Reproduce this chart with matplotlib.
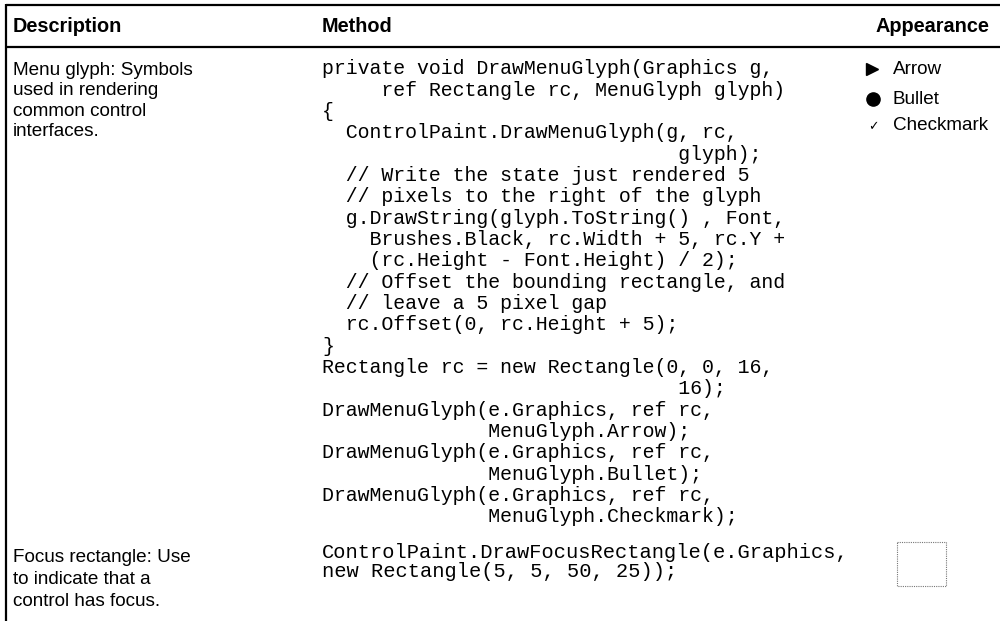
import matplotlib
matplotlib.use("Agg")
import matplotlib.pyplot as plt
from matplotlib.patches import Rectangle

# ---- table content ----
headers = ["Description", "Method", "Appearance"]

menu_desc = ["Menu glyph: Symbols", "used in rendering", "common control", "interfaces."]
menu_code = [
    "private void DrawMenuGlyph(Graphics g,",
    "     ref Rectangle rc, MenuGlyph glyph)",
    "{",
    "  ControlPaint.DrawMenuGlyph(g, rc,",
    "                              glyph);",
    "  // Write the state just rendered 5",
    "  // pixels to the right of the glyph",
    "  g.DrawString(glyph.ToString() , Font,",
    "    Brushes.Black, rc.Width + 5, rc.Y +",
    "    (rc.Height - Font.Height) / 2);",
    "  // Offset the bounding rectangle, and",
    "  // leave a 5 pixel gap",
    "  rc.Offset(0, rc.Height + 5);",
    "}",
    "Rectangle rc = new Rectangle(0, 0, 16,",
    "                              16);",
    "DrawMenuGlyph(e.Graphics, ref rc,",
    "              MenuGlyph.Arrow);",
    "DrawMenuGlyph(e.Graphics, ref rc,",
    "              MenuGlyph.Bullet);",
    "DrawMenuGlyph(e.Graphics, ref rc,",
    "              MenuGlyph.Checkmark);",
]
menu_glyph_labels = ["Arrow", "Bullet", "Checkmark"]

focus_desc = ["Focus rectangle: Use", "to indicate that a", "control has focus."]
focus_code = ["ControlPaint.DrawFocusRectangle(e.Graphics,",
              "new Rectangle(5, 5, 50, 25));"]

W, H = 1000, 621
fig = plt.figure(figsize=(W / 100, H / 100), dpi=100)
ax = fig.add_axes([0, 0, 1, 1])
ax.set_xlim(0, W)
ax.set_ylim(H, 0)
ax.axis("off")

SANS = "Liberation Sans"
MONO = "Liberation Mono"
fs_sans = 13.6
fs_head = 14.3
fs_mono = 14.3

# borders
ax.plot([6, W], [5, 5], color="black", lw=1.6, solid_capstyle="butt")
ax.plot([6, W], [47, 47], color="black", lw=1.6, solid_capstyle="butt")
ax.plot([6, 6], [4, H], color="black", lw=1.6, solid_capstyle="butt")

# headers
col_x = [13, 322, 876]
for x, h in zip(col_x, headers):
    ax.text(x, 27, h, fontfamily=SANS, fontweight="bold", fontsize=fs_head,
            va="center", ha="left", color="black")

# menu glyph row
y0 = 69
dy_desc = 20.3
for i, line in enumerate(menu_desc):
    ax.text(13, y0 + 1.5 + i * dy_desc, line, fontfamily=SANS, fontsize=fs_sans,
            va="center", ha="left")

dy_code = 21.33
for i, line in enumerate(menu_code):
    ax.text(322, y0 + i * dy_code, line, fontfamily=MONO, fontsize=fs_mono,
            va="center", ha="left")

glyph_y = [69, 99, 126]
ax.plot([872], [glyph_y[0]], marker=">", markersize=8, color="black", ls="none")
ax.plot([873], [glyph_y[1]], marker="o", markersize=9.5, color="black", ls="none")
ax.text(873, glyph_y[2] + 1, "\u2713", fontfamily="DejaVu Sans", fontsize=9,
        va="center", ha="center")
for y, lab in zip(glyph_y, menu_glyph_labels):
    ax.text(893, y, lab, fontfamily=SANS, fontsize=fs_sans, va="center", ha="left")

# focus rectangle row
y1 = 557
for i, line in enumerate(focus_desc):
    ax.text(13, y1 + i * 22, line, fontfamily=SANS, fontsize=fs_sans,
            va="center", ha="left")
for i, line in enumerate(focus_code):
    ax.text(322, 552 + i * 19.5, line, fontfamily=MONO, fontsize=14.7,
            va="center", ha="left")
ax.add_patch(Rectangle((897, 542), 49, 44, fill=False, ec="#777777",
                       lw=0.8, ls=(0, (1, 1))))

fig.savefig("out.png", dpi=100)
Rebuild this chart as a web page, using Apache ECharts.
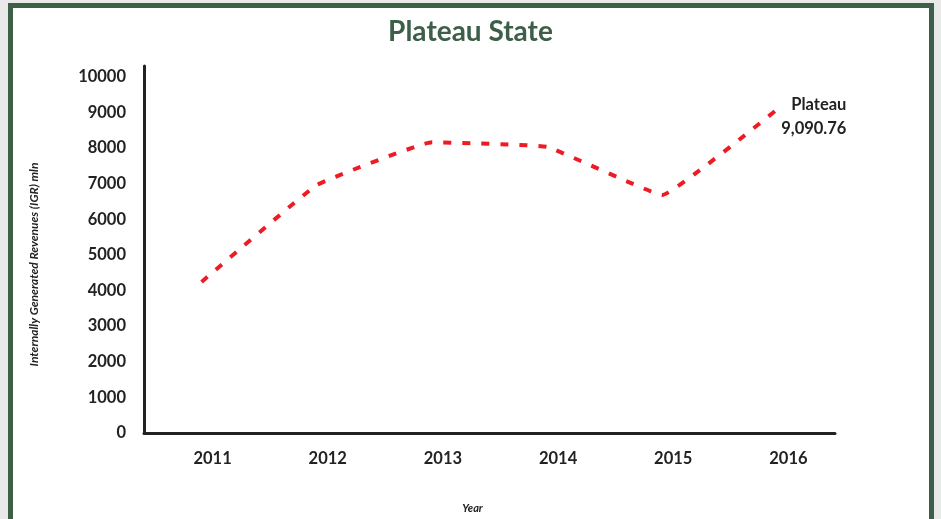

□ □ □ □ □

[TASK BRIEF]: Show each line of the data that contains the string "chart".

[WRITTEN REPLY]:
Reproduce this chart with matplotlib.
Rebuild this chart as a web page, using Apache ECharts.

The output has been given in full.